This is one of those architectural choices that looks neutral when you make it and then quietly shapes everything you build on top. Let me walk through the trade-off.

The X clipping model is specific. Every X window has a clipList, which is the region of its content that’s actually visible after accounting for ancestors clipping it, descendants opaquely covering parts of it, siblings drawn above it, and the window’s own bounds. The X protocol defines exactly how clipList updates when a window moves, resizes, gets mapped, gets unmapped, gets a child mapped on top of it, or gets a sibling raised above it. It also defines exactly how Expose events get emitted when regions change. Real X clients depend on those rules. Motif’s widget realization order, Xt’s geometry-management cascade, the XSetWMHints size-hints flow in Xlib: all of them assume the X server is producing clipList-derived behavior to spec.

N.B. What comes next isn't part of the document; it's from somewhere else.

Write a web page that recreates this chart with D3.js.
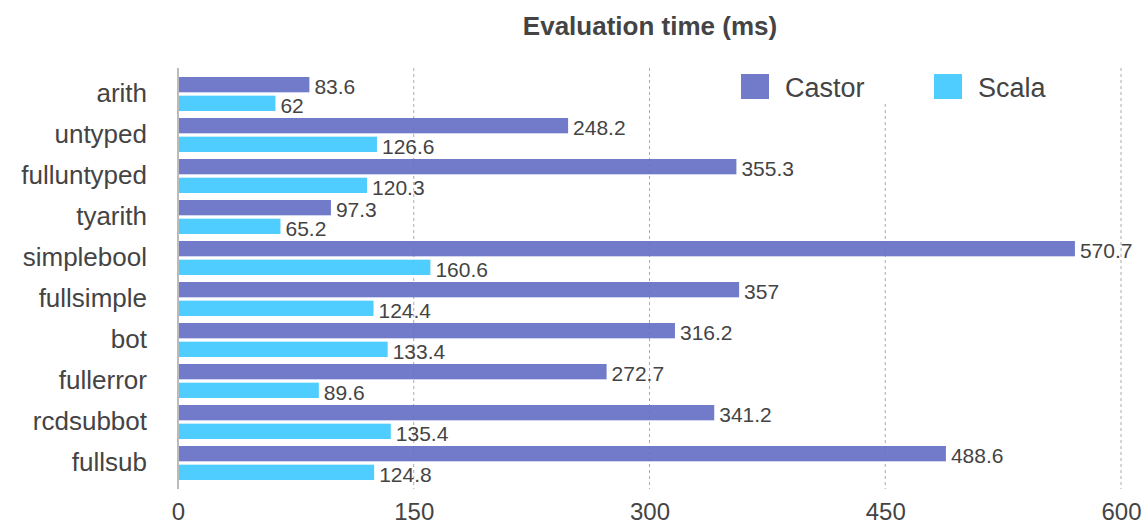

AppKit’s NSView clipping is related but distinct. AppKit clips a view’s drawing to its bounds. It clips child views to their parent’s bounds. It clips sibling views based on Z-order. Each of those rules is similar to the X rule it parallels, but the edges are different. Sibling-overlap visibility in X is computed bottom-up from the X window tree; AppKit’s sibling visibility is computed from the view ordering in NSView.subviews. The order of setFrame: calls during a resize cascade doesn’t match the order of X ConfigureNotify emission. The relationship between window border and content area is different. The rule for what counts as “visible” when a child is partially covered by a sibling, and how that interacts with drawRect:, isn’t quite what X says it should be.

XQuartz handles those differences in xpr by adding translation code on top of the NSView mapping. The X server pushes a ConfigureNotify into AppKit, AppKit emits a viewDidMoveToWindow or setFrame: callback, XQuartz catches it and reconciles with what X expected to happen. There’s a lot of “what X said should be visible vs. what AppKit computed to be visible” reconciliation code. It works, but it’s a layer.

macXserver’s choice is to skip the layer. We don’t try to map X clipping onto AppKit’s view clipping. We keep AppKit’s hands off everything below the top-level. Inside that NSView, the X server runs its own region algebra: a Region.swift type ported from miregion.c (see Lift, don’t intellectualize ), a ClipListEngine that walks the X window tree and computes each window’s clipList from ancestor / sibling / descendant geometry, and a delta cascade that emits Expose events according to the X protocol’s rules. AppKit sees one big view. We draw into it with our own clip math.

The cost is real, and I want to be honest about it. We’ve written:

The region algebra (Region.swift, the miregion port).
The clipList computation walking the X window tree.
The resize cascade logic, including the delta-cascade rule we eventually shipped on Day 21 .
The per-window background paint logic, including the ParentRelative ancestor-chain walk.
The sibling delta cascade (when a sibling’s clipList grows because another sibling got unmapped or moved).
The borderClip logic and the paint-parent-bg-over-uncovered-region path.

All of that AppKit gives you for free if you go the XQuartz route. We don’t get any of it for free. We have it because we wrote it.

What we win is that the X semantics are pure. When a Motif widget expects its clipList to update in a particular order during a resize, we match the spec. When an Xt widget expects an Expose event on a specific sub-region after an ancestor’s unmap, we emit it. When a 1992-era X11R6 program expects pixel-exact draw-to-erase semantics inside its window, we provide them. The bugs we ship come from our region code being wrong about an X rule (and we fix them by going back to miregion.c), not from AppKit and X disagreeing about what should happen.

There’s also a related win on the SHAPE side that we hit later (see Smooth at device scale ). When we apply a shape mask to a top-level, we apply it to the one NSWindow’s compositing layer. The descendant X windows inside don’t have their own AppKit clipping to fight with; the top-level’s mask defines the outline and that’s it. If each X descendant had its own NSView, each one would need a mask synced to the top-level’s shape, which sounds simple until you realize Motif’s widget realization order means most descendants exist before the SHAPE request even arrives.

The general pattern, which keeps coming back across the project: when two layers (the X protocol and AppKit) have similar but distinct semantics for the same concept, it’s usually cleaner to keep them separated and translate at one well-defined boundary than to try to map one onto the other and patch the seams. The boundary in this case is the top-level NSView. Above it, AppKit owns the window: drag, resize, Mission Control, Cmd-Tab, all the macOS features that make X clients feel like first-class Mac windows. Below it, the X server owns the regions: every clipList computation, every Expose event, every draw-to-erase guarantee. Neither layer is fighting the other because neither layer is inside the other.

If we did the project again I’d still make this call. The only thing I’d change is to port miregion.c from Day 1 instead of trying to derive the region algebra from the spec until Day 9 .